Sitting down with people you don’t know is a tradition at Valois.
The range of outfits in the line of customers included teens in hip-hop gear, professors in tweed, city workers in overalls, and women in fur coats. Everyone dines here. According to Bill Bogris, who works here with his uncle Gus Sellis and co-owner Spiro Argiris, more than 80 percent of the customers are regulars and some eat multiple meals here each day.

There is nothing American about the village of Ahladokambos in Greece, where Sellis and Argiris are from, and nothing Greek about the menu at Valois. But adorning some of the walls are murals of Greece alongside famous places here in Hyde Park .

This is down-home American cooking with heavy Southern touches. For breakfast, there are grits and gravy, eggs every which way, huge raised biscuits, and pancakes the size of the 10-inch plate (three to a serving). You can choose sides from pork patties, links, or bacon — some customers choose all three. “This is the food your mom made on the weekends for breakfast — only we have it every day,” said Bogris.
The lunch and dinner menu could be a page out of the classic Fanny Farmer cookbook: stews, pot pies, meat loaf — all comfort food, all the time. “See Your Food” is exactly what you do at this 86-year-old restaurant. The line cooks perform like athletes. The sound of spatula scraping the griddle is a constant. The place is clean; the food is real and real cheap.

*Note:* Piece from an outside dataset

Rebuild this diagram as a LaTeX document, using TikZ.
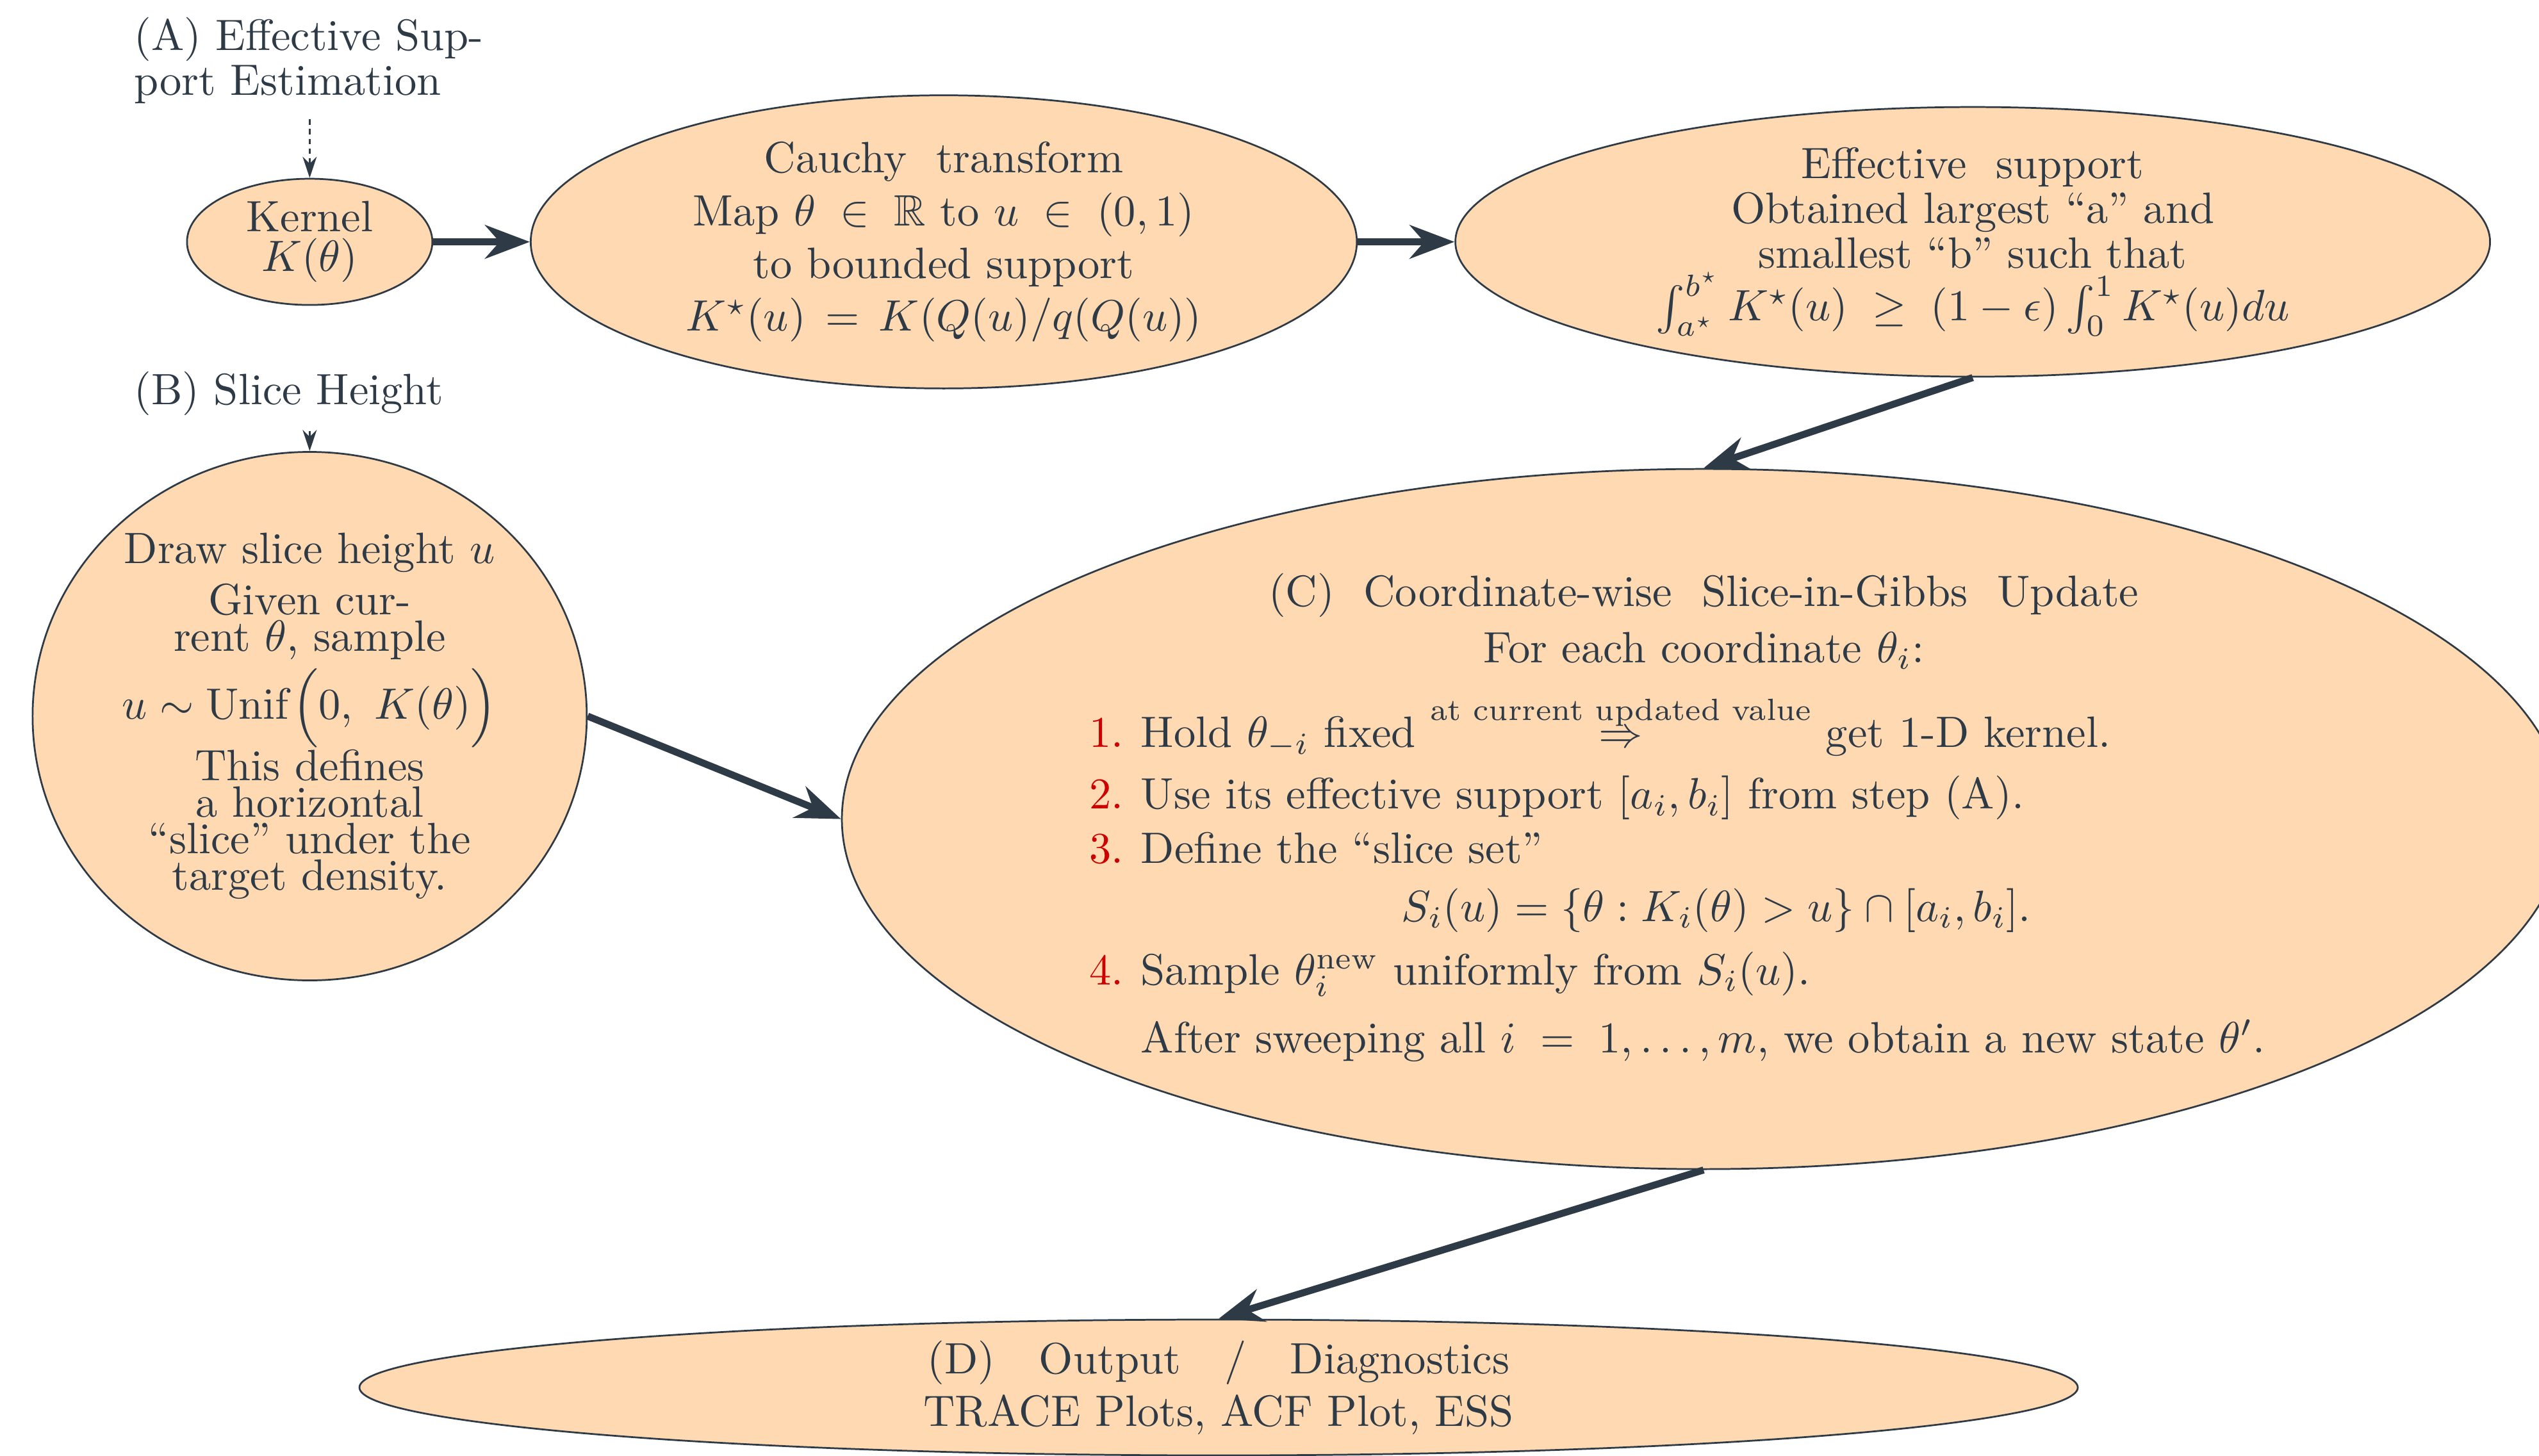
\documentclass[tikz,border=0pt]{standalone}
\usepackage{amsmath,amssymb}
\usetikzlibrary{shapes.geometric,arrows.meta}
\definecolor{slate}{HTML}{2E3B46}
\definecolor{stepred}{RGB}{204,0,0}
\newcommand{\stepno}[1]{\textcolor{stepred}{#1}}
\begin{document}
\begin{tikzpicture}[font=\fontsize{10}{12}\selectfont, line join=round, >={Stealth},
    blob/.style={ellipse, draw=slate, thin, fill=orange!30, text=slate, inner sep=0pt, align=center},
    tag/.style={text=slate, text width=80pt, align=left, font=\fontsize{10}{10.3}\selectfont},
    flow/.style={->, draw=slate, line width=1.6pt},
    hint/.style={-{Stealth[length=4.8pt,width=3.2pt]}, draw=slate, line width=0.5pt}]
  \useasboundingbox (0,0) rectangle (20.333,-11.662);
  % stage labels on the left
  \node[tag] (labA) at (2.48,-0.485) {(A) Effective Sup-\\port Estimation};
  \node[tag] (labB) at (2.48,-3.152) {(B) Slice Height};
  % top row
  \node[blob, minimum width=1.965cm, minimum height=1.011cm, font=\fontsize{10}{9}\selectfont] (kernel) at (2.48,-1.937) {Kernel\\ $K(\theta)$};
  \node[blob, minimum width=6.616cm, minimum height=2.348cm] (cauchy) at (7.558,-1.937)
    {Cauchy\ \ transform\\ Map $\theta \;\in\; \mathbb{R}$ to $u \;\in\; (0,1)$\\ to bounded support\\ $K^\star(u) \,=\, K(Q(u)/q(Q(u))$};
  \node[blob, minimum width=8.286cm, minimum height=2.16cm, font=\fontsize{10}{10.2}\selectfont] (effsup) at (15.798,-1.937)
    {Effective\ \ support\\ Obtained largest ``a'' and\\ smallest ``b'' such that\\ $\int_{a^\star}^{b^\star} K^\star(u) \;\geq\; (1-\epsilon)\int_0^1 K^\star(u)du$};
  % slice height
  \node[blob, minimum width=4.438cm, minimum height=4.233cm, font=\fontsize{10}{8.3}\selectfont] (height) at (2.48,-5.736)
    {Draw slice height $u$\\[1.5pt] Given cur-\\ rent $\theta$, sample\\[1pt] $u \sim \mathrm{Unif}\Big(0,\ K(\theta)\Big)$\\[-0.4pt]
     This defines\\ a horizontal\\ ``slice'' under the\\ target density.};
  % gibbs update
  \node[blob, minimum width=13.802cm, minimum height=5.608cm, inner xsep=-8pt, inner ysep=-2pt] (update) at (13.643,-6.56)
    {\begin{tabular}{@{}r@{\hspace{4pt}}l@{\hspace{12pt}}}
      \multicolumn{2}{@{}c@{}}{(C)\ \ Coordinate-wise\ \ Slice-in-Gibbs\ \ Update}\\[0.8pt]
      \multicolumn{2}{@{}c@{}}{For each coordinate $\theta_i$:}\\[3.8pt]
      \stepno{1.} & Hold $\theta_{-i}$ fixed $\stackrel{\text{at current updated value}}{\Rightarrow}$ get 1-D kernel.\\[2pt]
      \stepno{2.} & Use its effective support $[a_i, b_i]$ from step (A).\\[0.4pt]
      \stepno{3.} & Define the ``slice set''\\[1.2pt]
       & \multicolumn{1}{c@{\hspace{12pt}}}{$S_i(u) = \{\theta : K_i(\theta) > u\} \cap [a_i, b_i]$.}\\[2.5pt]
      \stepno{4.} & Sample $\theta_i^{\text{new}}$ uniformly from $S_i(u)$.\\[3.5pt]
       & After sweeping all $i \;=\; 1,\dots,m$, we obtain a new state $\theta'$.
    \end{tabular}};
  \node[blob, minimum width=13.761cm, minimum height=1.088cm] (output) at (9.759,-11.113)
    {(D)\ \ \ Output\ \ \ /\ \ \ Diagnostics\\ TRACE Plots, ACF Plot, ESS};
  % connectors
  \draw[hint, dash pattern=on 1.3pt off 0.9pt] (labA) -- (kernel);
  \draw[hint] (labB) -- (height);
  \foreach \a/\b in {kernel/cauchy, cauchy/effsup, effsup.south/update.north, height.east/update.west, update.south/output.north}
    \draw[flow] (\a) -- (\b);
\end{tikzpicture}
\end{document}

My scrambled eggs, grits, links, coffee, and biscuits cost $5.23. Roast beef, mashed potatoes, and broccoli to go cost $5.75. The beef is rare and sliced just before you eat. I asked Bogris how they can serve this food at these prices. “You give people good food at reasonable prices they are going to come back,” he said.
A similar dining institution is Carson’s Ribs, a famous barbecue restaurant downtown . This is a large place with high ceilings. The walls are covered with photographs of local and national celebrities who come to dine. There is usually a long line and just so you won’t die of hunger , there is a big sideboard with baskets of rye breads, crackers, and an enormous mound of chopped liver. There was no line on this evening, but I swiped a smear anyway. It tasted like the real deal.

I was urged to go for the sampler: ribs, pork, and chicken. Everything was moist, delicious, and had been smoked on the premises. There must have been 300 grams of protein on my plate, which was not tarnished with anything green. The meat comes with a side of Carson’s famous cole slaw, which is treated like a salad. A waiter offers ground pepper .

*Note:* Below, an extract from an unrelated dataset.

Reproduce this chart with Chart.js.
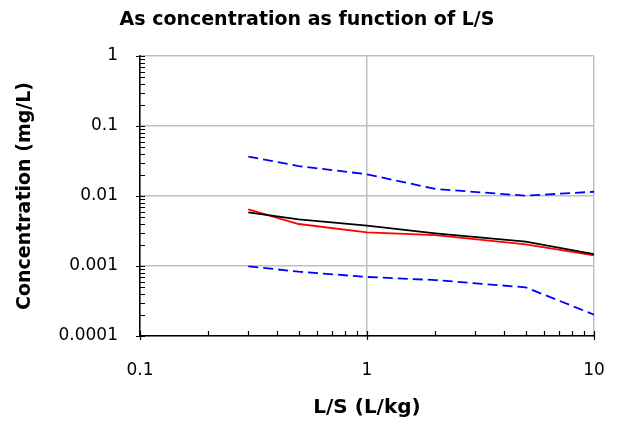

The potato offerings are numerous: au gratin, baked, double baked, skins, french fries, french fried sweet potatoes, or a vegetable. The baked potato was so big it made me wonder about the fertilizer. For good measure we got a side of the fried sweet potatoes, which have a light seasoning of sugar and cinnamon. They were unique, crispy, and delicious.

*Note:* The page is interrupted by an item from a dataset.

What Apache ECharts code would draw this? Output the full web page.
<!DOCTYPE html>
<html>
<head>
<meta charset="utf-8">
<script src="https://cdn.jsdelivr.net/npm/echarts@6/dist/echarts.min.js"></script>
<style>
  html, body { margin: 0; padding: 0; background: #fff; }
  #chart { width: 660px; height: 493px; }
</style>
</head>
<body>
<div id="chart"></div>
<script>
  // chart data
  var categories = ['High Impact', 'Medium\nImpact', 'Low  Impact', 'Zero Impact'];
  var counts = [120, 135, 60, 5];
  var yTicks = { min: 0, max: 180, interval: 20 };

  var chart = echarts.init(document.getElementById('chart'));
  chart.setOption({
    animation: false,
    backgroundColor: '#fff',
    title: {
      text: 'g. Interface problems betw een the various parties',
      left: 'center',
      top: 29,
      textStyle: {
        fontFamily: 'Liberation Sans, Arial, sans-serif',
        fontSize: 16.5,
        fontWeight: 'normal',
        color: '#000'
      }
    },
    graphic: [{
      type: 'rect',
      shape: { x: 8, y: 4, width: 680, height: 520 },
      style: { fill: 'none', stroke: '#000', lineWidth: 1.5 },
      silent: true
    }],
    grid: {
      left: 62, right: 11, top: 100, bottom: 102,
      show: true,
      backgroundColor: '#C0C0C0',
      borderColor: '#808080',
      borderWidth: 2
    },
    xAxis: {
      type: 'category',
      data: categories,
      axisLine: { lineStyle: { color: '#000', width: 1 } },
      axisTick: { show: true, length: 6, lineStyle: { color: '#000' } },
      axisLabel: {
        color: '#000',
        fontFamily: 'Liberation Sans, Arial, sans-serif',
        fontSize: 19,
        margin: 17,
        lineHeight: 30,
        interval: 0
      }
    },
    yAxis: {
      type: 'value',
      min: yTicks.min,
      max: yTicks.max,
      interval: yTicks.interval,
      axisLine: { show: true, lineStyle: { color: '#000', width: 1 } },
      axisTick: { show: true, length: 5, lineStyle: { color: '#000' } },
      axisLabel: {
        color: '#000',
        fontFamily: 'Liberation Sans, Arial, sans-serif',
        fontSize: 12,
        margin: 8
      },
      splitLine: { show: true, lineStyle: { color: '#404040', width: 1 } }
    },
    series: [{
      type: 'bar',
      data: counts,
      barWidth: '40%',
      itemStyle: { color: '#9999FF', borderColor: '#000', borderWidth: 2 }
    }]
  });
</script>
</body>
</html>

Next to us was a table of men laughing, gnawing ribs, and licking the sauce from their fingers. This is not a delicate dining experience. There was a young Japanese woman, with her shopping bags and guide book , sitting alone. She was making her way through her plate of food in a most decorous manner with a fork and knife — but she might have been the only one in the place doing so . A group of girlfriends came in, sat down , and immediately began singing and slap-clapping a rhythmic version of “Happy Birthday.”
My advice: Do not go to these places with a card-carrying member of the nutrition police. You want to enjoy your demise. Give in, then get out your sneakers, and walk it off.